The best thing about it: you can stay in one of their guest rooms overnight for just 10 Lev (5 EUR) per person.
This means you can wander inside the monastery’s walls during the night when all of the other tourists visiting each day have long disappeared.
There are just a few things to be remembered:
Be there before 7 PM as the guest registration office closes after that.
There is no dinner or breakfast served inside the premises but there are a lot of good restaurants located nearby. The doors of the monastery close at 9 PM. Be sure to be back inside by then. If you arrive too late to have dinner out, go to one of the restaurants and order something for takeaway. This is what we did.

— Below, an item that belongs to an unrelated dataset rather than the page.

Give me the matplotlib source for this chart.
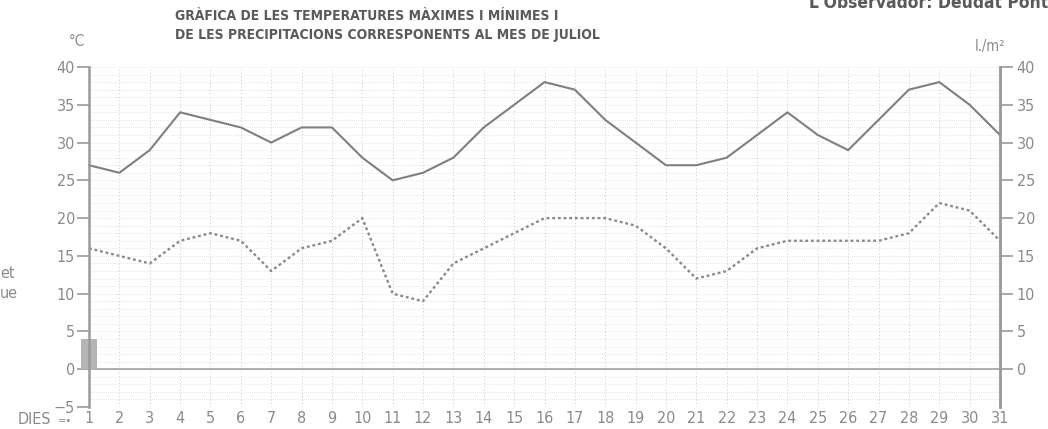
import matplotlib
matplotlib.use("Agg")
import matplotlib.pyplot as plt
from matplotlib import font_manager as fm
import numpy as np

days = list(range(1, 32))
t_max = [27, 26, 29, 34, 33, 32, 30, 32, 32, 28, 25, 26, 28, 32, 35, 38, 37, 33, 30, 27,
         27, 28, 31, 34, 31, 29, 33, 37, 38, 35, 31]
t_min = [16, 15, 14, 17, 18, 17, 13, 16, 17, 20, 10, 9, 14, 16, 18, 20, 20, 20, 19, 16,
         12, 13, 16, 17, 17, 17, 17, 18, 22, 21, 17]
precip_days = [1]
precip_vals = [4]
left_ticks = [-5, 0, 5, 10, 15, 20, 25, 30, 35, 40]
right_ticks = [0, 5, 10, 15, 20, 25, 30, 35, 40]

plt.rcParams['font.family'] = ['DejaVu Sans']
plt.rcParams['font.stretch'] = 'condensed'
print([ (f.name, f.stretch, f.weight) for f in fm.fontManager.ttflist if 'DejaVu Sans' == f.name])

W, H = 1048, 429
fig = plt.figure(figsize=(W / 100, H / 100), dpi=100)
L, R, T, B = 89, 1000, 67, 407
ax = fig.add_axes([L / W, 1 - B / H, (R - L) / W, (B - T) / H])
ax.set_xlim(1, 31)
ax.set_ylim(-5, 40)

gray = "#8a8a8a"
ax.set_facecolor("white")
for y in range(-5, 41):
    ax.axhline(y, color="#dedede", lw=0.6, ls=(0, (1, 1.5)), zorder=0)
for d in days:
    ax.axvline(d, color="#c8c8c8", lw=0.7, ls=(0, (1, 2.5)), zorder=0)
ax.axhline(0, color="#a8a8a8", lw=1.3, zorder=1)

ax.bar(precip_days, precip_vals, width=0.5, color="#b5b5b5", zorder=2, clip_on=False)
ax.plot(days, t_max, color="#7f7f7f", lw=1.5, zorder=3, clip_on=False)
ax.plot(days, t_min, color="#8a8a8a", lw=1.7, ls=(0, (1.2, 1.2)), zorder=3, clip_on=False)

for s in ["top", "bottom"]:
    ax.spines[s].set_visible(False)
for s in ["left", "right"]:
    ax.spines[s].set_color("#9a9a9a")
    ax.spines[s].set_linewidth(1.8)
    ax.spines[s].set_zorder(4)

ax.set_yticks(left_ticks)
ax.set_yticklabels(["\u22125" if v < 0 else str(v) for v in left_ticks])
ax.tick_params(axis="y", direction="out", length=9, width=1.2, color="#9a9a9a",
               labelcolor=gray, labelsize=11.5, pad=1)
ax.set_xticks(days)
ax.tick_params(axis="x", length=0, labelcolor=gray, labelsize=11.5, pad=3)

ax2 = ax.twinx()
ax2.set_ylim(-5, 40)
ax2.set_yticks(right_ticks)
for s in ["top", "bottom", "left"]:
    ax2.spines[s].set_visible(False)
ax2.spines["right"].set_color("#9a9a9a")
ax2.spines["right"].set_linewidth(1.8)
ax2.tick_params(axis="y", direction="out", length=9, width=1.2, color="#9a9a9a",
                labelcolor=gray, labelsize=11.5, pad=3)

def ftext(x, y, s, **kw):
    fig.text(x / W, 1 - y / H, s, **kw)

tc = "#5a5a5a"
ftext(175, 16, "GRÀFICA DE LES TEMPERATURES MÀXIMES I MÍNIMES I", fontsize=10,
      fontweight="bold", color=tc, va="center", ha="left")
ftext(175, 35, "DE LES PRECIPITACIONS CORRESPONENTS AL MES DE JULIOL", fontsize=10,
      fontweight="bold", color=tc, va="center", ha="left")
ftext(1048, 3, "L'Observador: Deudat Pont", fontsize=12.5, fontweight="bold",
      color=tc, va="center", ha="right")
ftext(69, 41, "°C", fontsize=11, color=gray, va="center", ha="left")
ftext(1005, 47, "l./m²", fontsize=10.5, color=gray, va="center", ha="right")
ftext(0, 273, "et", fontsize=11.5, color=gray, va="center", ha="left")
ftext(0, 293, "ue", fontsize=11.5, color=gray, va="center", ha="left")
ftext(18, 420, "DIES", fontsize=11.5, color=gray, va="center", ha="left")
ftext(58, 421, "=•", fontsize=8, color=gray, va="center", ha="left")

fig.savefig("out.png", dpi=100)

You can make a reservation beforehand. Just call the phone number from their website as the email address listed there does not work.
The Buzludzha Monument
As Stan wanted to go to Sofia to visit his family before he had to return to Wales, and I wanted to visit the Buzludzha Monument, our ways parted the next morning.
On my way, I did a short stopover in Plowdiw, which is located just two hours southwest of Buzludzha, hoping to find some other travelers interested in visiting the monument together. I was out of luck. The hostel I stayed in was almost empty and people already had other plans. So I went on my own.
The Buzludzha Monument – after all the pictures I saw, I was so damn excited to see the thing with my own eyes.
It was built by the Bulgarian communist regime on the peak of Buzludzha, which was the place of the final battle between Bulgarian rebels and the Ottoman Empire in 1868. It was opened in 1981 and has been abandoned after the fall of the regime in 1989 and is deteriorating ever since.
I was greeted by this huge statue at the foot of the mountain and knew I was on the right path.
Following the windy road up to the summit, the monument suddenly appeared high above.
I was in awe. When I got closer I realized that thing is way bigger than I thought.
To have a closer look I climbed up to the monument itself.
Unfortunately the information I received at the hostel in Plowdiw was true: Police started guarding the building 24/7 two weeks before I arrived to prevent people from entering. So there was no way of getting in. I was thinking about handing over a bottle of sweet rakija I brought from Macedonia but the cop clearly wasn’t of the humorous kind, so I didn’t try.
You can easily spend a whole day exploring the Buzludzha Monument and its surroundings.
Before I continued my journey to Istanbul, I stayed the night at Hotel Perenika in Shipka which I can highly recommend. It is an inexpensive and very clean place with great breakfast and nice owners.